Ya, kita akan memicingkan mata mendengar hal ini. Tanah itu kan benda mati! Salah, pemikiran ini benar-benar salah Saudara. Jika kita melihat wilayah banjir, apakah ada tanah kosong disekitar situ? Coba perhatikan, apakah tanah kosong itu kering seakan-akan menyerap air yang melewatinya? Ternyata tidak. Apakah tanah itu menyerap namun kapasitas serapannya sudah penuh? Rasa-rasanya lapisan bawah tanah akan selalu mempunyai ruang untuk menyimpan air ini. Lalu apa yang sebenarnya terjadi? Kenapa tanah kosong yang lumayan luas ini ternyata tidak dapat menyerap air atau daya serapan airnya sangat rendah? Ya karena itu tadi, tanahnya sudah mati.

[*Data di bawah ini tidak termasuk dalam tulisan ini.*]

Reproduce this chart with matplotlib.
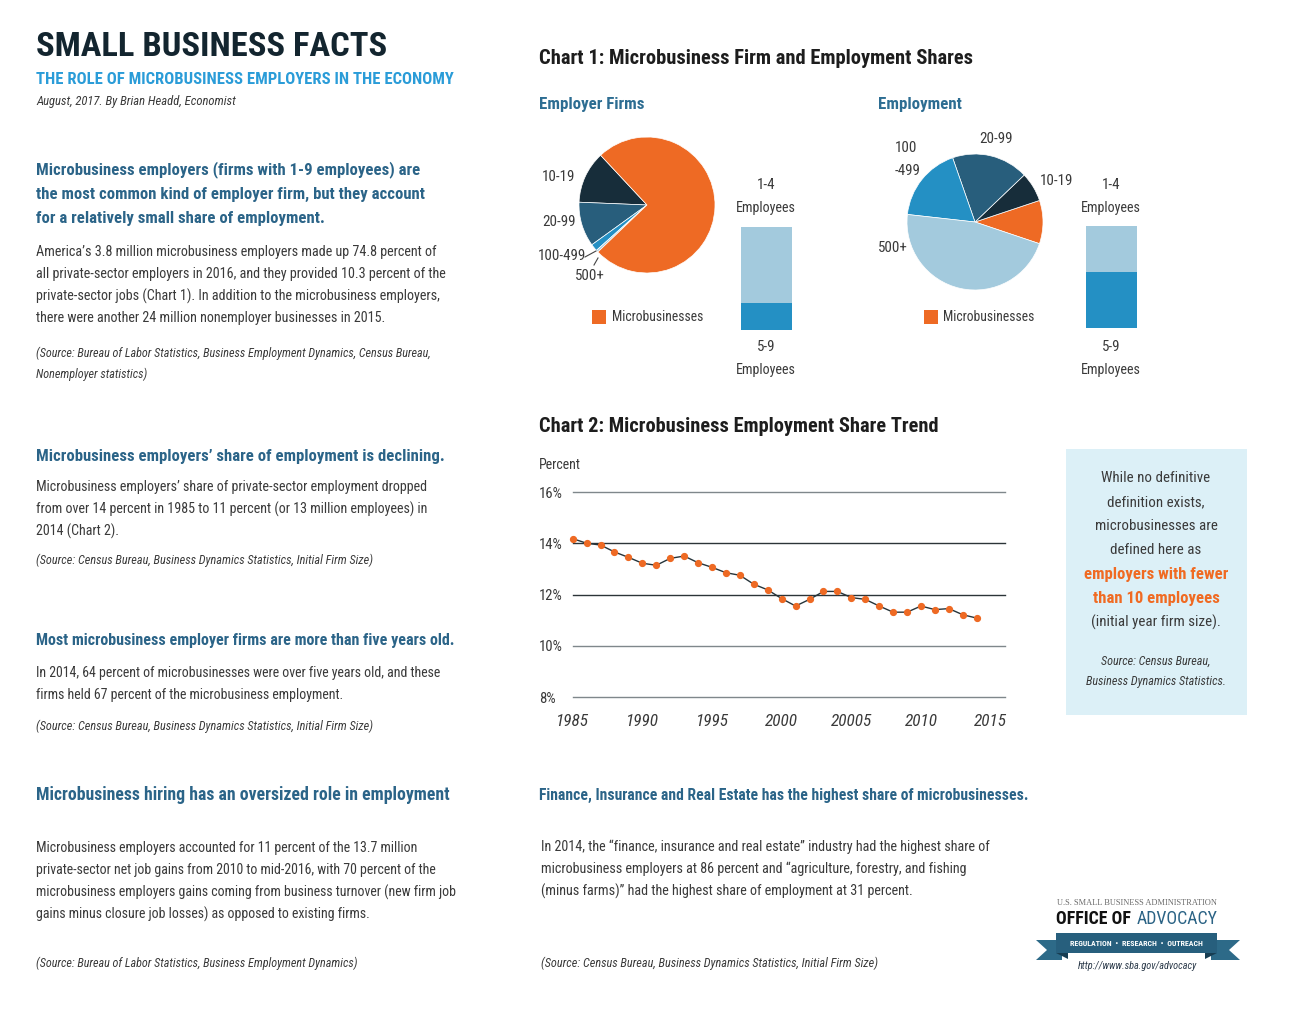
import os
import matplotlib
matplotlib.use('Agg')
import matplotlib.pyplot as plt
from matplotlib import font_manager as fm
from matplotlib.patches import Rectangle, Polygon
from matplotlib.lines import Line2D

W, H = 1306, 1013

# ---------------- data ----------------
firm_labels = ['10-19', '20-99', '100-499', '500+', 'Microbusinesses']
firm_shares = [12.4, 10.6, 1.7, 0.5, 74.8]
emp_labels = ['Microbusinesses', '10-19', '20-99', '100-499', '500+']
emp_shares = [10.3, 7.0, 18.2, 17.9, 46.6]
micro_split_labels = ['5-9', '1-4']
firm_micro_split = [26.0, 74.0]
emp_micro_split = [55.0, 45.0]
years = list(range(1985, 2015))
micro_emp_share = [14.18, 14.00, 13.93, 13.66, 13.45, 13.22, 13.14, 13.41, 13.50, 13.24,
                   13.06, 12.85, 12.75, 12.40, 12.18, 11.84, 11.55, 11.81, 12.12, 12.12,
                   11.88, 11.81, 11.55, 11.31, 11.31, 11.55, 11.41, 11.45, 11.21, 11.08]
y_ticks = [8, 10, 12, 14, 16]
y_tick_labels = ['8%', '10%', '12%', '14%', '16%']
x_ticks = [1985, 1990, 1995, 2000, 2005, 2010, 2015]
x_tick_labels = ['1985', '1990', '1995', '2000', '20005', '2010', '2015']

# ---------------- style ----------------
ORANGE = '#EE6A24'
size_colors = {'Microbusinesses': ORANGE, '10-19': '#172D3A', '20-99': '#285E7C',
               '100-499': '#2490C4', '500+': '#A3CADD'}
split_colors = {'5-9': '#2490C4', '1-4': '#A3CADD'}
TITLE = '#13252f'
SUB = '#2a9cd8'
HEAD = '#2b6488'
BODY = '#3a3a3a'
DARK = '#1d1d1d'

# ---------------- fonts ----------------
def _w(f):
    w = f.weight
    if isinstance(w, str):
        m = {'thin': 100, 'extralight': 200, 'ultralight': 200, 'light': 300, 'normal': 400,
             'regular': 400, 'book': 400, 'medium': 500, 'semibold': 600, 'demibold': 600,
             'demi': 600, 'bold': 700, 'extrabold': 800, 'ultrabold': 800, 'heavy': 900,
             'black': 900}
        return m.get(w.lower().replace(' ', ''), 400)
    return int(w)

FAMS = ['robotocondensed', 'liberationsansnarrow', 'notosanscondensed',
        'opensanscondensed', 'dejavusanscondensed']

def pick_font(weight, italic):
    best, bestkey = None, None
    for f in fm.fontManager.ttflist:
        fn = os.path.basename(f.fname).lower().replace('-', '').replace('_', '').replace(' ', '')
        nm = f.name.lower().replace(' ', '')
        rank = None
        for i, fam in enumerate(FAMS):
            if fn.startswith(fam) or nm == fam:
                rank = i
                break
        if rank is None:
            continue
        is_it = f.style in ('italic', 'oblique') or 'italic' in fn or 'oblique' in fn
        key = (is_it != italic, rank, abs(_w(f) - weight))
        if bestkey is None or key < bestkey:
            best, bestkey = f.fname, key
    return best

FONTS = {'reg': (pick_font(400, False), 'normal', 'normal'),
         'bold': (pick_font(700, False), 'bold', 'normal'),
         'it': (pick_font(400, True), 'normal', 'italic')}

def fp(kind, size):
    if kind == 'serif':
        return fm.FontProperties(family=['Liberation Serif', 'DejaVu Serif'], size=size)
    path, wt, st = FONTS[kind]
    if path:
        return fm.FontProperties(fname=path, size=size)
    return fm.FontProperties(family=['Liberation Sans', 'DejaVu Sans'], weight=wt, style=st, size=size)

fig = plt.figure(figsize=(W / 100, H / 100), dpi=100)
fig.patch.set_facecolor('white')
R = fig.canvas.get_renderer()

def put(x, y, s, size, kind='reg', color=BODY, ha='left', width=None, lo=0.5, hi=1.7):
    t = fig.text(x / W, 1 - y / H, s, fontproperties=fp(kind, size), color=color,
                 ha=ha, va='center')
    if width:
        w = t.get_window_extent(R).width
        sc = min(max(width / w, lo), hi)
        t.set_fontsize(size * sc)
    return t

def para(x, ys, lines, size, kind, color, idx, width, ha='left'):
    t0 = put(x, ys[idx], lines[idx], size, kind, color, ha, width)
    s = t0.get_fontsize()
    for i, (yy, ln) in enumerate(zip(ys, lines)):
        if i != idx:
            put(x, yy, ln, s, kind, color, ha)
    return s

def px_rect(x0, y0, x1, y1, color, z=1):
    fig.add_artist(Rectangle((x0 / W, 1 - y1 / H), (x1 - x0) / W, (y1 - y0) / H,
                             transform=fig.transFigure, facecolor=color, edgecolor='none', zorder=z))

def px_poly(pts, color, z=1):
    fig.add_artist(Polygon([(x / W, 1 - y / H) for x, y in pts], closed=True,
                           transform=fig.transFigure, facecolor=color, edgecolor='none', zorder=z))

def px_line(x0, y0, x1, y1, color='#444444', lw=0.8):
    fig.add_artist(Line2D([x0 / W, x1 / W], [1 - y0 / H, 1 - y1 / H], transform=fig.transFigure,
                          color=color, lw=lw))

# ---------------- left column ----------------
put(36, 47, 'SMALL BUSINESS FACTS', 30, 'bold', TITLE, width=350)
put(36, 79, 'THE ROLE OF MICROBUSINESS EMPLOYERS IN THE ECONOMY', 13, 'bold', SUB, width=415)
put(36, 102, 'August, 2017. By Brian Headd, Economist', 10, 'it', BODY, width=200)

para(36, [170, 194, 218],
     ['Microbusiness employers (firms with 1-9 employees) are',
      'the most common kind of employer firm, but they account',
      'for a relatively small share of employment.'], 13, 'bold', HEAD, 1, 387)
para(36, [252, 274, 296, 318],
     ['America\u2019s 3.8 million microbusiness employers made up 74.8 percent of',
      'all private-sector employers in 2016, and they provided 10.3 percent of the',
      'private-sector jobs (Chart 1). In addition to the microbusiness employers,',
      'there were another 24 million nonemployer businesses in 2015.'], 11, 'reg', BODY, 1, 411)
para(36, [353, 374],
     ['(Source: Bureau of Labor Statistics, Business Employment Dynamics, Census Bureau,',
      'Nonemployer statistics)'], 9.5, 'it', BODY, 0, 396)

put(36, 457, 'Microbusiness employers\u2019 share of employment is declining.', 13, 'bold', HEAD, width=405)
para(36, [487, 509, 531],
     ['Microbusiness employers\u2019 share of private-sector employment dropped',
      'from over 14 percent in 1985 to 11 percent (or 13 million employees) in',
      '2014 (Chart 2).'], 11, 'reg', BODY, 1, 391)
put(36, 560, '(Source: Census Bureau, Business Dynamics Statistics, Initial Firm Size)', 9.5, 'it', BODY, width=337)

put(36, 641, 'Most microbusiness employer firms are more than five years old.', 13, 'bold', HEAD, width=414)
para(36, [673, 695],
     ['In 2014, 64 percent of microbusinesses were over five years old, and these',
      'firms held 67 percent of the microbusiness employment.'], 11, 'reg', BODY, 0, 408)
put(36, 726, '(Source: Census Bureau, Business Dynamics Statistics, Initial Firm Size)', 9.5, 'it', BODY, width=337)

put(36, 795, 'Microbusiness hiring has an oversized role in employment', 13, 'bold', HEAD, width=412)
para(36, [848, 870, 892, 914],
     ['Microbusiness employers accounted for 11 percent of the 13.7 million',
      'private-sector net job gains from 2010 to mid-2016, with 70 percent of the',
      'microbusiness employers gains coming from business turnover (new firm job',
      'gains minus closure job losses) as opposed to existing firms.'], 11, 'reg', BODY, 2, 422)
put(36, 963, '(Source: Bureau of Labor Statistics, Business Employment Dynamics)', 9.5, 'it', BODY, width=322)

# ---------------- chart 1 ----------------
put(539, 58, 'Chart 1: Microbusiness Firm and Employment Shares', 15, 'bold', DARK, width=435)
put(539, 104, 'Employer Firms', 13, 'bold', '#2d6d92', width=104)
put(878, 104, 'Employment', 13, 'bold', '#2d6d92', width=83)

def pie_axes(cx, cy, r=68):
    return fig.add_axes([(cx - r) / W, 1 - (cy + r) / H, 2 * r / W, 2 * r / H])

ax1 = pie_axes(647, 205)
ax1.pie(firm_shares, colors=[size_colors[l] for l in firm_labels], startangle=133,
        counterclock=True, wedgeprops=dict(edgecolor='white', linewidth=0.5))
ax1.set_xlim(-1, 1); ax1.set_ylim(-1, 1); ax1.set_aspect('equal')

ax2 = pie_axes(975, 222)
ax2.pie(emp_shares, colors=[size_colors[l] for l in emp_labels], startangle=-18.6,
        counterclock=True, wedgeprops=dict(edgecolor='white', linewidth=0.5))
ax2.set_xlim(-1, 1); ax2.set_ylim(-1, 1); ax2.set_aspect('equal')

t = put(542, 177, '10-19', 12, 'reg', BODY, width=33)
LS = t.get_fontsize()
put(542, 222, '20-99', LS, 'reg', BODY)
put(538, 256, '100-499', LS, 'reg', BODY)
put(575, 276, '500+', LS, 'reg', BODY)
px_line(585, 257, 596, 251)
px_line(594, 265, 598, 258)

put(895, 148, '100', LS, 'reg', BODY)
put(895, 171, '-499', LS, 'reg', BODY)
put(979, 139, '20-99', LS, 'reg', BODY)
put(1040, 181, '10-19', LS, 'reg', BODY)
put(878, 248, '500+', LS, 'reg', BODY)

for sx, tx in [(592, 612), (924, 943)]:
    px_rect(sx, 310, sx + 14, 324, ORANGE)
    put(tx, 317, 'Microbusinesses', LS, 'reg', BODY, width=92)

def split_bar(x0, x1, y0, y1, vals):
    ax = fig.add_axes([x0 / W, 1 - y1 / H, (x1 - x0) / W, (y1 - y0) / H])
    bottom = 0
    for lab, v in zip(micro_split_labels, vals):
        ax.bar([0], [v], bottom=bottom, width=1.0, color=split_colors[lab])
        bottom += v
    ax.set_xlim(-0.5, 0.5); ax.set_ylim(0, sum(vals)); ax.axis('off')

split_bar(741, 792, 227, 330, firm_micro_split)
split_bar(1086, 1137, 226, 328, emp_micro_split)

for cx in (766, 1111):
    put(cx, 185, '1-4', LS, 'reg', BODY, ha='center')
    put(cx, 208, 'Employees', LS, 'reg', BODY, ha='center', width=60)
    put(cx, 347, '5-9', LS, 'reg', BODY, ha='center')
    put(cx, 370, 'Employees', LS, 'reg', BODY, ha='center', width=60)

# ---------------- chart 2 ----------------
put(539, 427, 'Chart 2: Microbusiness Employment Share Trend', 15, 'bold', DARK, width=400)
put(539, 465, 'Percent', 11, 'reg', BODY, width=42)

axl = fig.add_axes([572.7 / W, 1 - 697 / H, (1005 - 572.7) / W, (697 - 492) / H])
axl.set_xlim(1985, 2016.03)
axl.set_ylim(8, 16)
grid_col = {8: '#7f878b', 10: '#7f878b', 12: '#2c3438', 14: '#2c3438', 16: '#7f878b'}
for v in y_ticks:
    axl.axhline(v, color=grid_col[v], lw=1.0, clip_on=False, zorder=1)
axl.plot(years, micro_emp_share, color='#26343a', lw=1.0, marker='o', ms=4.2,
         mfc=ORANGE, mec=ORANGE, zorder=3, clip_on=False)
for s in axl.spines.values():
    s.set_visible(False)
axl.set_yticks(y_ticks, y_tick_labels)
axl.set_xticks(x_ticks, x_tick_labels)
tmp = put(0, -100, '16%', 11, 'reg', BODY, width=24)
ysz = tmp.get_fontsize(); tmp.remove()
tmp = put(0, -100, '1985', 16, 'it', BODY, width=33)
xsz = tmp.get_fontsize(); tmp.remove()
axl.tick_params(axis='y', length=0, pad=(572.7 - 539) * 0.72)
axl.tick_params(axis='x', length=0, pad=24 * 0.72)
for lab in axl.get_yticklabels():
    lab.set_fontproperties(fp('reg', ysz)); lab.set_color(BODY); lab.set_ha('left')
for lab in axl.get_xticklabels():
    lab.set_fontproperties(fp('it', xsz)); lab.set_color(BODY); lab.set_va('center')

# sidebar
px_rect(1066, 449, 1247, 715, '#dcf0f7', z=0)
sb = para(1156, [478, 502, 526, 550],
          ['While no definitive', 'definition exists,', 'microbusinesses are', 'defined here as'],
          12, 'reg', BODY, 2, 122, ha='center')
para(1156, [574, 598], ['employers with fewer', 'than 10 employees'], 12, 'bold', '#F06A22', 0, 144, ha='center')
put(1156, 622, '(initial year firm size).', sb, 'reg', BODY, ha='center')
para(1156, [661, 681], ['Source: Census Bureau,', 'Business Dynamics Statistics.'], 10, 'it', BODY, 1, 140, ha='center')

# ---------------- bottom middle ----------------
put(539, 795, 'Finance, Insurance and Real Estate has the highest share of microbusinesses.', 13, 'bold', HEAD, width=484)
para(541, [847, 869, 891],
     ['In 2014, the \u201cfinance, insurance and real estate\u201d industry had the highest share of',
      'microbusiness employers at 86 percent and \u201cagriculture, forestry, and fishing',
      '(minus farms)\u201d had the highest share of employment at 31 percent.'], 11, 'reg', BODY, 0, 452)
put(541, 963, '(Source: Census Bureau, Business Dynamics Statistics, Initial Firm Size)', 9.5, 'it', BODY, width=337)

# ---------------- logo ----------------
put(1136.5, 903, 'U.S. SMALL BUSINESS ADMINISTRATION', 7, 'serif', '#6a6a6a', ha='center', width=161)
t1 = put(1056, 919, 'OFFICE OF', 18, 'bold', '#111111')
t2 = put(1056, 919, 'ADVOCACY', 18, 'reg', '#2b6385')
w1 = t1.get_window_extent(R).width
w2 = t2.get_window_extent(R).width
gap = 0.3 * 18 * 100 / 72
sc = 161 / (w1 + w2 + gap)
t1.set_fontsize(18 * sc); t2.set_fontsize(18 * sc)
t2.set_x((1056 + (w1 + gap) * sc) / W)

px_poly([(1036, 940), (1062, 940), (1062, 960), (1036, 960), (1047, 950)], '#2d6a88', z=1)
px_poly([(1240, 940), (1211, 940), (1211, 960), (1240, 960), (1229, 950)], '#2d6a88', z=1)
px_poly([(1056, 952.7), (1068, 952.7), (1068, 959)], '#173d52', z=2)
px_poly([(1217, 952.7), (1205, 952.7), (1205, 959)], '#173d52', z=2)
px_rect(1056, 932.7, 1217, 952.7, '#275f7d', z=3)
tt = put(1136.5, 943, 'REGULATION  \u2022  RESEARCH  \u2022  OUTREACH', 6.5, 'bold', 'white', ha='center', width=133)
tt.set_zorder(5)
put(1137, 966, 'http://www.sba.gov/advocacy', 9, 'it', '#2b3a4a', ha='center', width=120)

fig.savefig('out.png', dpi=100, facecolor='white')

Lah, kok bisa tanahnya mati? Didalam tanah yang hidup (alive soil), akan ada jutaan microbiota baik berupa bakteri tanah, fungus ataupun hewan-hewan kecil seperti cacing dan hewan kecil lainnya. Seluruh mahluk pada tanah ini bekerja sama untuk membentuk tanah yang hidup. Tanah yang hidup inilah yang ada pada lapisan tanah di hutan. Alive soil ini bekerja begitu efektif dalam menyerap air sehingga air dapat sampai kepada lapisannya dibawah tanah, dan alive soil ini pula sebagai indikator subur tidaknya tanah disitu. Trus, kenapa tanah bisa mati? Semprotan herbisida dan pestisida, jelas telah merusak habitat microbiom ini. Selain itu, tanah yang tidak terlindungi oleh pohon, akan lebih mudah matinya karena saat musim kering, tanah ini akan lebih cepat mati dan mengakibatkan kegersangan seperti di gurun.
3. Struktur Vegetasi.
Ternyata, menanam pohon pada tanah belum menjawab secara komprehensif permasalahan atas banjir ini. Karena menurut Sepp Holzer, ahli permakultur Jerman, hutan yang ditanami hanya oleh pinus, akan lebih mudah mengalami erosi atau longsor. Jadi, struktur akar pada hutan homogen, tidak mampu dalam menahan arus erosi tanah saat hujan turun. Hal ini disebabkan oleh jenis akar yang sama, mengakibatkan jaringan akar pada tanah tidak cukup kuat dalam menahan erosi. Para ahli permakultur pada umumnya sudah mengetahui bahwa jenis vegetasi dalam suatu lingkungan harus dibuat sedemikian rupa agar struktur tanah dapat kuat dan menahan erosi, ini sejalan dengan perlunya biodiversity dalam suatu ekosistem. Struktur vegetasi ini terdiri dari
4. Pengalaman negara lain dalam tata kota.
Singapura sebagai negara yang sangat kecil dan berbentuk pulau yang dikelilingi lautan, tentu memiliki perhatian khusus atas perihal banjir ini. Sebagai negara kecil, tentu Singapura memiliki kemudahan dalam melakukan pembenahan masif dan terstruktur. Singapura, meskipun memiliki luasan kota yang sedikit, tetap memilih memiliki luasan hutan yang cukup besar.